SAT Affected: Councils

Another string to the bow of “development at any cost” is the State Administrative Tribunal (SAT).

Developers can appeal any decision made by a council or a Development Assessment Panel to the SAT.

The results are overwhelmingly in favour of the developer:

Nearly 70% of all SAT appeals are won by the developer!
Nearly 70% of all SAT appeals are won by the developer!

This graph captures information from one metropolitan council defending its decisions.

From 2012 to 2015:

  • Spent just over $193,000;
  • On 49 appeals to the SAT relating to refusals for planning approval (a review regarding conditions of approval are not included in this number, however there are very few of these) of which:
    o  8 were refused by Council where the officer recommendation for approval, and the refusal was later overturned by SAT
    o  26 were refused by Council in line with an officer recommendation for refusal, and the refusal was later overturned by SAT;
    o  15 refusals by Council with officer recommendations also for refusal were upheld as refused by SAT.

The SAT is part of the problem why “development at any cost” is occurring throughout communities in Western Australia.

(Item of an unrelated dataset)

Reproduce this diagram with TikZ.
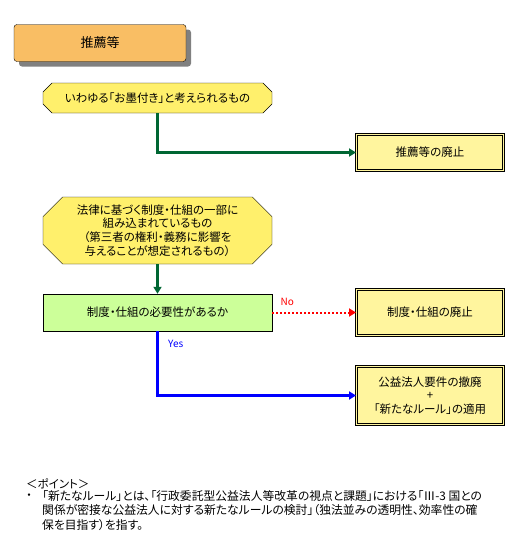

What chance have residents got if they had Third Party Appeal Rights?

DAP Affected: Applecross

The residents from DAP Affected Applecross have to let you all know that yesterday (18 January 2016) the SAT announced the decision in favour of McDonalds to put a huge double storey 24 hour fast food outlet on our street despite the fact the new City of Melville LPS 6 is imminent  and would not allow this development at this site.

The State Solicitor’s Office “SSO” was under resourced in defending the JDAP. So despite a 5 member panel voting unanimously to reject the proposal – THE DEVELOPMENT APPLICATION has now been approved. There was evidence not presented by the SSO at the hearing, and as you will see below the SSO failed to argue 4 of the 6 points for the JDAPS reason for rejection. Its seems that the JDAP cannot even defend itself even when they strongly oppose a development. This makes even a further mockery of our planning system and laws.

This is devastating for the residents of Reynolds Road and particularly the residents whose homes back onto the site, with their bedroom windows right outside the drive through.

Residents are still getting their heads around all of this as some will be heavily impacted but as group we are calling on the Premier to either “Back the DAP” and defend his flawed planning system, or “Scrap the DAP” because clearly even such a strong rejection by a panel can’t stop inappropriate developments.

The State Solicitor did not argue that the development would be inconsistent with the:

    1. State Planning Policy 4.2
    2. Statement of Intent for the Reynolds Road Precinct under the current City of Melville Community Planning Scheme No 5 (CPS5)
    3. CPS5 in terms of the proposed acoustic walls
    4. Objectives of the Neighbourhood Centre as outlined in draft LPS6

The Manager of Statutory Planning at the City of Melville changed his opinion that the proposed development would seriously conflict with the objectives of the Scheme  and its intent to “it would be difficult to resist approving the proposed development under the existing scheme“.

It is disappointing to note that Judge Parry stated “Had Mr Prendergast’s evidence remained as it was originally foreshadowed in his witness statement and had the respondent’s case remained as it was originally formulated, the Tribunal’s determination as the correct and preferable decision in this proceeding “may well have been different“.

What the above tells us is that our original concerns about the State Solicitor being under resourced were well founded.